Thursday, February 24, 2005

The Value of Art

Consider this: How is the value of an artistic work derived?

Art is unlike science in that it can never be accurately and adequately deconstructed and quantified. You can't say, oh, this painting is composed of 136 brushstrokes, 60% of which are good strong strokes while the remaining are mediocre strokes, but since the colours used blend in with each other, plus it is recognizable to both the young and the old, it is a work of art.

So where exactly does art appreciation begin, or end?

How does one know whether a dance piece, a painting, a song, is good, bad or excellent? Wouldn't a person's taste vary greatly from one individual to another, one society to another? Does an art critic, definitely schooled in the expression of his thoughts but not necessarily as cultured in his taste, automatically deserve more air time and respect than the man in the street?

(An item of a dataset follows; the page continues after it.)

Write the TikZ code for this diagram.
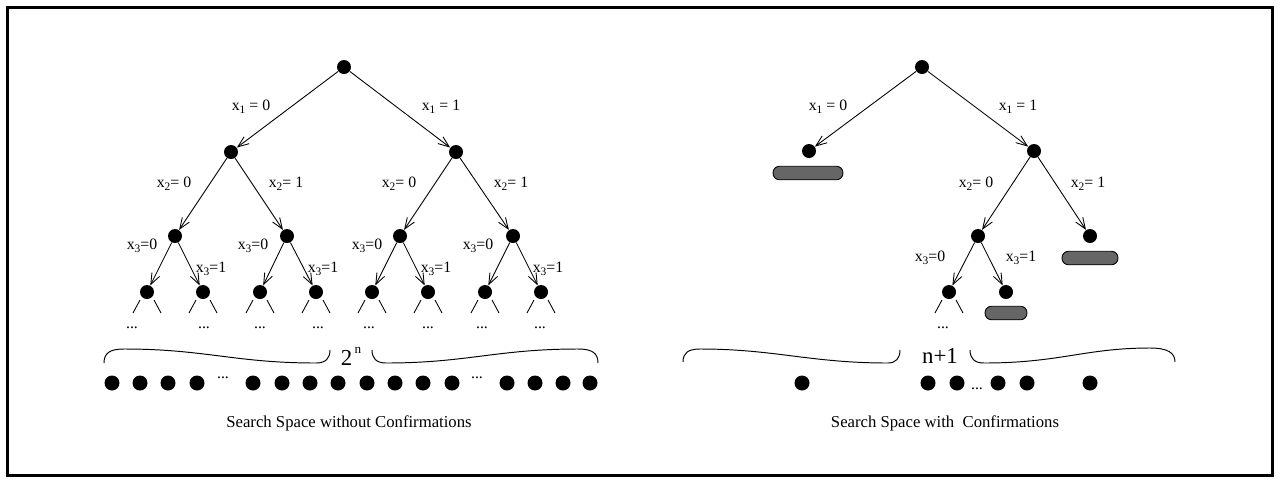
\documentclass[tikz,border=0pt]{standalone}
\usepackage{fontspec}
\setmainfont{Liberation Serif}
\usetikzlibrary{arrows.meta, positioning, calc}
\newcommand{\xsub}[1]{x\raisebox{-0.45ex}{\fontsize{6.5}{7}\selectfont #1}}

\begin{document}
\begin{tikzpicture}[
  x=0.02cm, y=-0.02cm,
  every node/.style={font=\fontsize{9}{10}\selectfont},
  dot/.style={circle, fill=black, inner sep=0pt, minimum size=0.28cm},
  leaf/.style={circle, fill=black, inner sep=0pt, minimum size=0.3cm},
  arrow/.style={-{Straight Barb[length=2.2mm, width=1.7mm]}, line width=0.5pt},
  stub/.style={line width=0.5pt},
  lbl/.style={anchor=base, inner sep=0pt},
  cut/.style={draw=black, fill=black!60, line width=0.5pt, rounded corners=0.13cm, minimum height=0.27cm, inner sep=0pt},
  brace/.style={line width=0.55pt}
]
  \path[use as bounding box] (0,0) rectangle (1281,481);
  \draw[line width=1.7pt] (7.5,7.5) rectangle (1272.5,475.5);

  % Full tree
  \node[dot] (n) at (344,67) {};
  \node[dot] (n0) at (231,152) {};
  \node[dot] (n1) at (456,152) {};
  \node[dot] (n00) at (175,236) {};
  \node[dot] (n01) at (287,236) {};
  \node[dot] (n10) at (400,236) {};
  \node[dot] (n11) at (513,236) {};
  \node[dot] (n000) at (147,292) {};
  \node[dot] (n001) at (203,292) {};
  \node[dot] (n010) at (260,292) {};
  \node[dot] (n011) at (316,292) {};
  \node[dot] (n100) at (372,292) {};
  \node[dot] (n101) at (428,292) {};
  \node[dot] (n110) at (485,292) {};
  \node[dot] (n111) at (541,292) {};

  \draw[arrow] (n) -- (n0);
  \draw[arrow] (n) -- (n1);
  \draw[arrow] (n0) -- (n00);
  \draw[arrow] (n0) -- (n01);
  \draw[arrow] (n1) -- (n10);
  \draw[arrow] (n1) -- (n11);
  \draw[arrow] (n00) -- (n000);
  \draw[arrow] (n00) -- (n001);
  \draw[arrow] (n01) -- (n010);
  \draw[arrow] (n01) -- (n011);
  \draw[arrow] (n10) -- (n100);
  \draw[arrow] (n10) -- (n101);
  \draw[arrow] (n11) -- (n110);
  \draw[arrow] (n11) -- (n111);

  \node[lbl] (ln0) at (251,110) {\xsub{1} = 0};
  \node[lbl] (ln1) at (441,110) {\xsub{1} = 1};
  \node[lbl] (ln00) at (174,187) {\xsub{2}= 0};
  \node[lbl] (ln01) at (286,187) {\xsub{2}= 1};
  \node[lbl] (ln10) at (399,187) {\xsub{2}= 0};
  \node[lbl] (ln11) at (511,187) {\xsub{2}= 1};
  \node[lbl] (ln000) at (142,249) {\xsub{3}=0};
  \node[lbl] (ln010) at (253,249) {\xsub{3}=0};
  \node[lbl] (ln100) at (367,249) {\xsub{3}=0};
  \node[lbl] (ln110) at (478,249) {\xsub{3}=0};
  \node[lbl] (ln001) at (211,272) {\xsub{3}=1};
  \node[lbl] (ln011) at (323,272) {\xsub{3}=1};
  \node[lbl] (ln101) at (436,272) {\xsub{3}=1};
  \node[lbl] (ln111) at (548,272) {\xsub{3}=1};

  \foreach \v in {n000,n001,n010,n011,n100,n101,n110,n111}
    \draw[stub] ([shift={(-7,8)}]\v.center) -- ++(-7,13)
                ([shift={(7,8)}]\v.center) -- ++(7,13);

  \node[lbl] (d1) at (132,328) {...};
  \node[lbl] (d2) at (204,328) {...};
  \node[lbl] (d3) at (260,328) {...};
  \node[lbl] (d4) at (318,328) {...};
  \node[lbl] (d5) at (369,328) {...};
  \node[lbl] (d6) at (428,328) {...};
  \node[lbl] (d7) at (482,328) {...};
  \node[lbl] (d8) at (540,328) {...};

  % 2^n leaves
  \draw[brace] (104,363) .. controls (104,353) and (110,349) .. (124,349)
    .. controls (205,349) and (235,363) .. (316,363)
    .. controls (326,363) and (330,358) .. (330,350);
  \draw[brace] (372,350) .. controls (372,358) and (376,363) .. (386,363)
    .. controls (467,363) and (497,349) .. (578,349)
    .. controls (592,349) and (598,353) .. (598,363);
  \node[lbl, font=\fontsize{13}{15}\selectfont] (cnt) at (351,365) {2\raisebox{1.1ex}{\fontsize{7.5}{8}\selectfont\,n}};

  \foreach \x [count=\i] in {112,140,168,197,253,282,310,338,367,395,423,452,507,535,563,590}
    \node[leaf] (s\i) at (\x,383) {};
  \node[lbl] (sd1) at (223,378) {...};
  \node[lbl] (sd2) at (477,378) {...};

  \node[lbl, font=\fontsize{9.5}{11}\selectfont] (cap1) at (349,427) {Search Space without Confirmations};

  % Tree with confirmations
  \node[dot] (c) at (922,67) {};
  \node[dot] (c0) at (809,151) {};
  \node[dot] (c1) at (1034,151) {};
  \node[dot] (c10) at (978,236) {};
  \node[dot] (c11) at (1090,236) {};
  \node[dot] (c100) at (949,292) {};
  \node[dot] (c101) at (1006,292) {};

  \node[cut, minimum width=1.4cm] (p0) at (808,173) {};
  \node[cut, minimum width=1.12cm] (p11) at (1090,258) {};
  \node[cut, minimum width=0.84cm] (p101) at (1006,313) {};

  \draw[arrow] (c) -- (c0);
  \draw[arrow] (c) -- (c1);
  \draw[arrow] (c1) -- (c10);
  \draw[arrow] (c1) -- (c11);
  \draw[arrow] (c10) -- (c100);
  \draw[arrow] (c10) -- (c101);

  \node[lbl] (lc0) at (828,110) {\xsub{1} = 0};
  \node[lbl] (lc1) at (1018,110) {\xsub{1} = 1};
  \node[lbl] (lc10) at (976,187) {\xsub{2}= 0};
  \node[lbl] (lc11) at (1088,187) {\xsub{2}= 1};
  \node[lbl] (lc100) at (930,261) {\xsub{3}=0};
  \node[lbl] (lc101) at (1021,261) {\xsub{3}=1};

  \draw[stub] ([shift={(-7,8)}]c100.center) -- ++(-7,13)
              ([shift={(7,8)}]c100.center) -- ++(7,13);
  \node[lbl] (dc) at (943,328) {...};

  % n+1 leaves
  \draw[brace] (683,362) .. controls (683,353) and (688,349) .. (700,349)
    .. controls (775,349) and (810,363) .. (888,363)
    .. controls (896,363) and (900,358) .. (900,350);
  \draw[brace] (970,350) .. controls (970,358) and (974,363) .. (984,363)
    .. controls (1060,363) and (1085,348) .. (1150,348)
    .. controls (1168,348) and (1175,353) .. (1175,362);
  \node[lbl, font=\fontsize{13}{15}\selectfont] (cntc) at (940,363) {n+1};

  \foreach \x [count=\i] in {802,928,957,998,1027,1090}
    \node[leaf] (k\i) at (\x,383) {};
  \node[lbl] (kd) at (977,389) {...};

  \node[lbl, font=\fontsize{9.5}{11}\selectfont] (cap2) at (945,427) {Search Space with~ Confirmations};
\end{tikzpicture}
\end{document}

I wanted to say once in secondary school, when my Lit teacher was unceremoniously savaging my critique of Shakespeare's work, 'Mam, do you know what you're talking about? You're not him. How would you dare to go far as to assume he meant to say all these things? What if you're completely off the mark, and in reality when Shakespeare was writing he was also high on drugs?"

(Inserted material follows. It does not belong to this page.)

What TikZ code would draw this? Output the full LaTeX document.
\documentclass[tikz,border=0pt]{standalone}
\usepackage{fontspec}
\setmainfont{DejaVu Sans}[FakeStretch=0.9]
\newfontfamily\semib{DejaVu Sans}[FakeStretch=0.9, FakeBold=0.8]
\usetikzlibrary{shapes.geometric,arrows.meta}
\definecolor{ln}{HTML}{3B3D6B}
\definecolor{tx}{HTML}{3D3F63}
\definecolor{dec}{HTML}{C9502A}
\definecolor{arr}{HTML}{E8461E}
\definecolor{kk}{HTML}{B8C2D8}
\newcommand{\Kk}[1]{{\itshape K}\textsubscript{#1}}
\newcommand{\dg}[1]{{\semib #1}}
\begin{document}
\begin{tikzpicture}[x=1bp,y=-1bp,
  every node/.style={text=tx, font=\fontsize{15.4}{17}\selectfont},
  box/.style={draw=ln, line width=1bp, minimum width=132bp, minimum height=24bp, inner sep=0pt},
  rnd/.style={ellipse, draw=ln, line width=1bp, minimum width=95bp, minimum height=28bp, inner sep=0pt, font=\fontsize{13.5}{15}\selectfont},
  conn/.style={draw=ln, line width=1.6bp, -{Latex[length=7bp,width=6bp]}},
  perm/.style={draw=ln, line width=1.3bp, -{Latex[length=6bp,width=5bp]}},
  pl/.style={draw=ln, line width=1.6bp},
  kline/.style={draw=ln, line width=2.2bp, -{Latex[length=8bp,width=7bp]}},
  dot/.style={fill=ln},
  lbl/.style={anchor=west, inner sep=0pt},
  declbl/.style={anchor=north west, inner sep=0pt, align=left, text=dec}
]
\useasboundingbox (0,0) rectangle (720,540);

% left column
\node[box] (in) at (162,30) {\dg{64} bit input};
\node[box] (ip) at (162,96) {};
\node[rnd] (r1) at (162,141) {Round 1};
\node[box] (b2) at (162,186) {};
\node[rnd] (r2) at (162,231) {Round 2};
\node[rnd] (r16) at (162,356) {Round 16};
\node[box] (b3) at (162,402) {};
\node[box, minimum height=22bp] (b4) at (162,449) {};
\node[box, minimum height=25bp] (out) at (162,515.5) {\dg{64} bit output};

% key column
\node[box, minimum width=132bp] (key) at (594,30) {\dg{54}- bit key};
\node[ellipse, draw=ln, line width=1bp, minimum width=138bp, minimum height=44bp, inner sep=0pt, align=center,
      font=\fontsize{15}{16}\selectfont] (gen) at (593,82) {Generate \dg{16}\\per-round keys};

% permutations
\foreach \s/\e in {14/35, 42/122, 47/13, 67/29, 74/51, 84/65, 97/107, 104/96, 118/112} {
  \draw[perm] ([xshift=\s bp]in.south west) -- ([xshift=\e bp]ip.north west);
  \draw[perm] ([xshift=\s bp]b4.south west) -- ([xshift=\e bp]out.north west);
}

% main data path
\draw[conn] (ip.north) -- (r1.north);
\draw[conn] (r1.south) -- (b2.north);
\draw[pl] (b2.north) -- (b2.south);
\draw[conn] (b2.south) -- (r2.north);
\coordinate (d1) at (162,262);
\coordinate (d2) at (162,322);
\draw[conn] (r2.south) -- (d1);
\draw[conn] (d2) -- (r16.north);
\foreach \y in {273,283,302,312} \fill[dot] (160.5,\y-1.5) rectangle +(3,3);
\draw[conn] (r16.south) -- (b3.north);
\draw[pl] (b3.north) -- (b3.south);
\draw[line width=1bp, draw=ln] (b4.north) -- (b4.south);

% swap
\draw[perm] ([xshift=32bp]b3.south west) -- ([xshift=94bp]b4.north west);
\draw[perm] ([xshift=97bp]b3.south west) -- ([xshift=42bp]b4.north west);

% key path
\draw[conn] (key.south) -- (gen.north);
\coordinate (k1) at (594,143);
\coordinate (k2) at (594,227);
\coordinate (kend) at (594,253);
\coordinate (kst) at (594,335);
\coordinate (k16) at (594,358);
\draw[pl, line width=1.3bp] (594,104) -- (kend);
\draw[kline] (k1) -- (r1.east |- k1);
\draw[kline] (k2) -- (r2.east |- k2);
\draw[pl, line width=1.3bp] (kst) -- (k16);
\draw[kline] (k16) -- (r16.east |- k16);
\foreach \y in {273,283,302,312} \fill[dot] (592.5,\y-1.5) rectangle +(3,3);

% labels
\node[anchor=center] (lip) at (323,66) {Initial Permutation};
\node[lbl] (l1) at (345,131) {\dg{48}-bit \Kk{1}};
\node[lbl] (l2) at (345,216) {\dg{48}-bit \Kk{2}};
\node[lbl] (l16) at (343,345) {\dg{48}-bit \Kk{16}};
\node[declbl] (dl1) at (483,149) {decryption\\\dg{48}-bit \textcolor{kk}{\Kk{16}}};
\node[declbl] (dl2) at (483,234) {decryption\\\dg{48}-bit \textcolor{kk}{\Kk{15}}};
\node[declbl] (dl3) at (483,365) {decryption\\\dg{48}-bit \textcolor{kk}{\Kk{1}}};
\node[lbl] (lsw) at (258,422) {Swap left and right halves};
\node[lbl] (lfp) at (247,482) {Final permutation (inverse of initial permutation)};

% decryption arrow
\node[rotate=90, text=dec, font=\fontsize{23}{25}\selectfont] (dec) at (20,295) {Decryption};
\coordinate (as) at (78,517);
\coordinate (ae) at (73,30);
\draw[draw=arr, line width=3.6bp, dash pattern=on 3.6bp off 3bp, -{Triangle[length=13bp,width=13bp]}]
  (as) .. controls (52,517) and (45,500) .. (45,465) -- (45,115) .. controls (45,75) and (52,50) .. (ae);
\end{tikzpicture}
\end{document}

I mean, doesn't it then occur to anyone that while it might be true that man's genius is often most reflected in the artisitic works he births, art critics are the ones who inflate or deflate an art piece's true value? Yet a paradox exists, for if we ever want an objective, quantifiable way of deriving the value of an art piece, beyond the mere swaying 'gut feeling' of the art critics, we will have to apply Science to value Art, and that is both unimaginable and impossible.

Rather, the question is, how many art critics does it take to make a piece of art, a work of art?